** Begin **

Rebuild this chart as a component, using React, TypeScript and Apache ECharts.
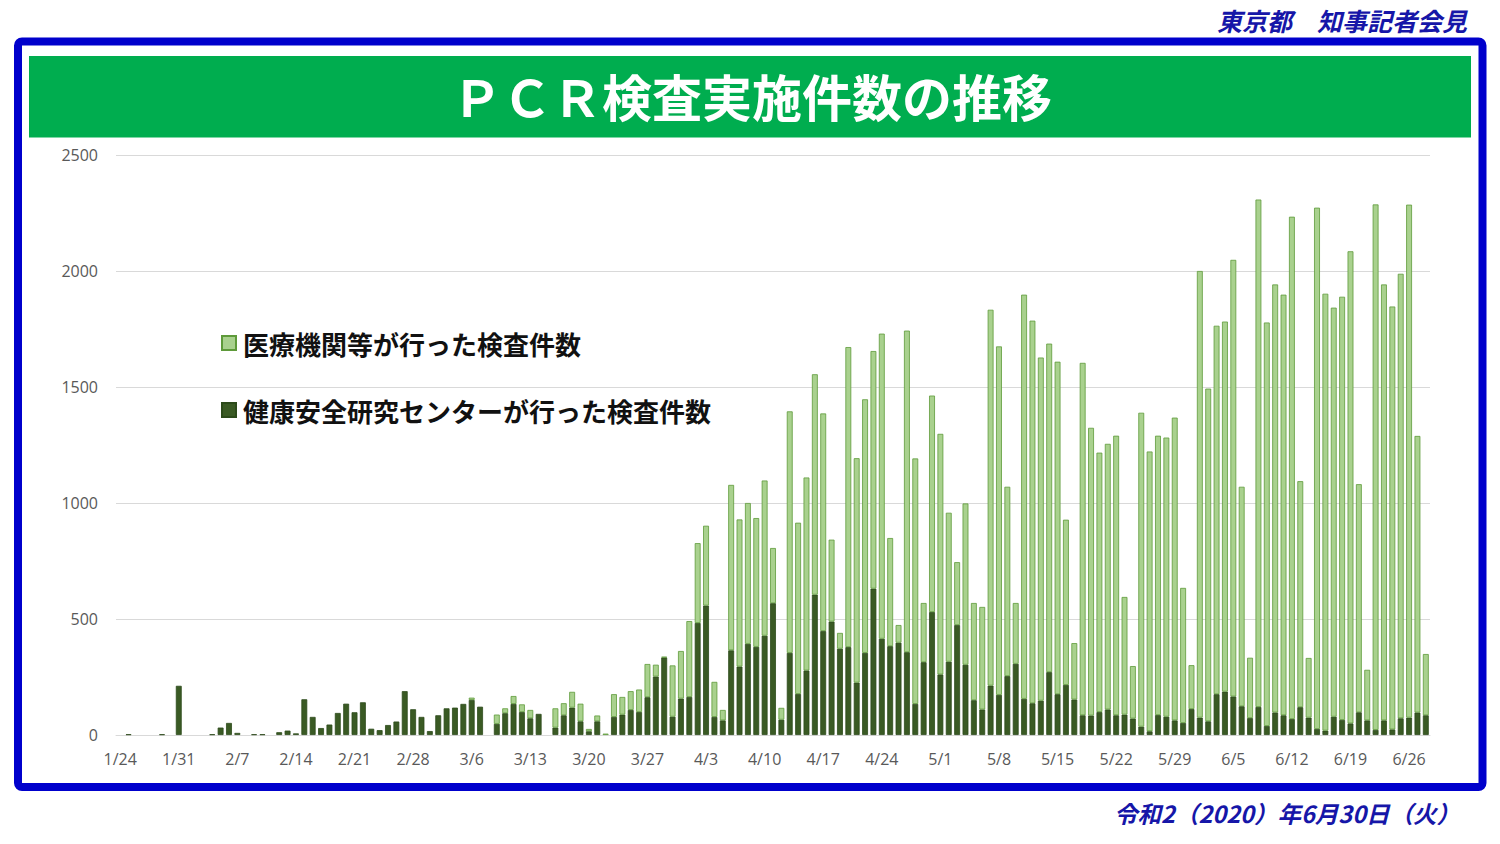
import React, { useEffect, useRef } from "react";
import * as echarts from "echarts";

// Dates 1/24 .. 6/28 (2020)
const monthDays: [number, number, number][] = [
  [1, 24, 31],
  [2, 1, 29],
  [3, 1, 31],
  [4, 1, 30],
  [5, 1, 31],
  [6, 1, 28],
];
const categories: string[] = [];
monthDays.forEach(([m, s, e]) => {
  for (let d = s; d <= e; d++) categories.push(`${m}/${d}`);
});

// 健康安全研究センターが行った検査件数
const centerCounts = [
  0, 3, 0, 0, 0, 3, 0, 212, 0, 0,
  0, 3, 32, 52, 9, 0, 3, 3, 0, 12,
  19, 7, 154, 78, 30, 45, 95, 135, 98, 141,
  27, 21, 43, 58, 189, 111, 78, 17, 85, 115,
  118, 134, 151, 122, 0, 48, 94, 134, 99, 72,
  91, 0, 32, 85, 118, 59, 16, 59, 0, 78,
  88, 108, 99, 163, 252, 334, 79, 157, 164, 483,
  558, 78, 63, 365, 295, 393, 380, 428, 568, 66,
  354, 177, 278, 605, 448, 489, 372, 379, 226, 354,
  631, 415, 383, 398, 357, 134, 314, 530, 261, 316,
  474, 303, 150, 110, 213, 173, 254, 307, 156, 137,
  148, 271, 176, 216, 153, 85, 84, 99, 110, 85,
  88, 71, 36, 16, 86, 79, 63, 52, 112, 75,
  59, 176, 187, 166, 124, 73, 121, 39, 97, 85,
  69, 120, 75, 26, 19, 79, 65, 50, 98, 63,
  22, 63, 24, 72, 75, 97, 85,
];

// 医療機関等が行った検査件数
const medicalCounts = [
  0, 0, 0, 0, 0, 0, 0, 0, 0, 0,
  0, 0, 0, 0, 0, 0, 0, 0, 0, 0,
  0, 0, 0, 0, 0, 0, 0, 0, 0, 0,
  0, 0, 0, 0, 0, 0, 0, 0, 0, 0,
  0, 0, 10, 0, 0, 40, 21, 34, 33, 36,
  0, 0, 83, 52, 68, 76, 10, 25, 6, 98,
  76, 81, 97, 143, 51, 3, 221, 205, 327, 344,
  344, 151, 45, 713, 634, 607, 555, 669, 238, 51,
  1041, 738, 832, 950, 938, 353, 68, 1293, 967, 1093,
  1024, 1315, 466, 76, 1386, 1058, 255, 933, 1037, 642,
  271, 695, 419, 442, 1620, 1502, 816, 262, 1742, 1649,
  1479, 1416, 1433, 712, 243, 1519, 1240, 1118, 1145, 1205,
  507, 226, 1353, 1206, 1204, 1203, 1305, 582, 189, 1925,
  1434, 1588, 1595, 1882, 946, 260, 2187, 1739, 1845, 1813,
  2165, 974, 257, 2247, 1883, 1763, 1824, 2035, 983, 218,
  2265, 1879, 1823, 1916, 2211, 1192, 264,
];

const yTicks = [0, 500, 1000, 1500, 2000, 2500];

const SERIES_MED = "医療機関等が行った検査件数";
const SERIES_CENTER = "健康安全研究センターが行った検査件数";

const JP = '"Noto Sans CJK JP", "Noto Sans", sans-serif';
const LAT = '"Open Sans", "Noto Sans", sans-serif';

const noZero = (arr: number[]) => arr.map((v) => (v === 0 ? "-" : v));

export default function App() {
  const ref = useRef<HTMLDivElement>(null);

  useEffect(() => {
    if (!ref.current) return;
    const chart = echarts.init(ref.current, undefined, { renderer: "svg" });
    chart.setOption({
      animation: false,
      backgroundColor: "#ffffff",
      textStyle: { fontFamily: LAT },
      graphic: [
        {
          type: "rect",
          shape: { x: 18, y: 41.5, width: 1464.5, height: 745.5, r: 4 },
          style: { fill: "none", stroke: "#0000CC", lineWidth: 8 },
          silent: true,
        },
        {
          type: "rect",
          shape: { x: 29, y: 56, width: 1442, height: 81.5 },
          style: { fill: "#00AD4F" },
          silent: true,
        },
        {
          type: "text",
          x: 752,
          y: 95,
          style: {
            text: "ＰＣＲ検査実施件数の推移",
            fill: "#ffffff",
            font: `bold 50px ${JP}`,
            align: "center",
            verticalAlign: "middle",
          },
        },
        {
          type: "text",
          x: 1467,
          y: 20,
          style: {
            text: "東京都　知事記者会見",
            fill: "#1616A8",
            font: `italic bold 25px ${JP}`,
            align: "right",
            verticalAlign: "middle",
          },
        },
        {
          type: "text",
          x: 1460,
          y: 813,
          style: {
            text: "令和2（2020）年6月30日（火）",
            fill: "#1616A8",
            font: `italic bold 23.5px ${JP}`,
            align: "right",
            verticalAlign: "middle",
          },
        },
      ],
      legend: {
        left: 216,
        top: 325,
        orient: "vertical",
        itemWidth: 14,
        itemHeight: 14,
        itemGap: 41,
        icon: "rect",
        data: [SERIES_MED, SERIES_CENTER],
        textStyle: {
          fontFamily: JP,
          fontSize: 26,
          fontWeight: "bold",
          color: "#111111",
          padding: [0, 0, 0, 2],
        },
        selectedMode: false,
      },
      grid: { left: 116, right: 70, top: 155, bottom: 109, containLabel: false },
      xAxis: {
        type: "category",
        data: categories,
        axisLine: { lineStyle: { color: "#D9D9D9", width: 1 } },
        axisTick: { show: false },
        axisLabel: {
          interval: 6,
          color: "#595959",
          fontSize: 16,
          fontFamily: LAT,
          margin: 16,
        },
      },
      yAxis: {
        type: "value",
        min: yTicks[0],
        max: yTicks[yTicks.length - 1],
        interval: 500,
        axisLine: { show: false },
        axisTick: { show: false },
        axisLabel: {
          color: "#595959",
          fontSize: 16,
          fontFamily: LAT,
          margin: 18,
          formatter: (v: number) => String(v),
        },
        splitLine: { lineStyle: { color: "#D9D9D9", width: 1 } },
      },
      series: [
        {
          name: SERIES_CENTER,
          type: "bar",
          stack: "total",
          data: noZero(centerCounts),
          barWidth: "70%",
          itemStyle: { color: "#3A5A24", borderColor: "#2C4A1A", borderWidth: 0.8 },
        },
        {
          name: SERIES_MED,
          type: "bar",
          stack: "total",
          data: noZero(medicalCounts),
          barWidth: "70%",
          itemStyle: { color: "#A9D18E", borderColor: "#5E9A3A", borderWidth: 0.8 },
        },
      ],
    });
    return () => chart.dispose();
  }, []);

  return (
    <div
      style={{
        position: "absolute",
        left: 0,
        top: 0,
        width: 1500,
        height: 844,
        background: "#ffffff",
      }}
    >
      <div ref={ref} style={{ width: 1500, height: 844 }} />
    </div>
  );
}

** End **

== To be done ==
Reproduce the data above word for word from its first line through the line that holds "import * as", both ends included; skip pictures.

== Problem solution ==
Rebuild this chart as a component, using React, TypeScript and Apache ECharts.
import React, { useEffect, useRef } from "react";
import * as echarts from "echarts";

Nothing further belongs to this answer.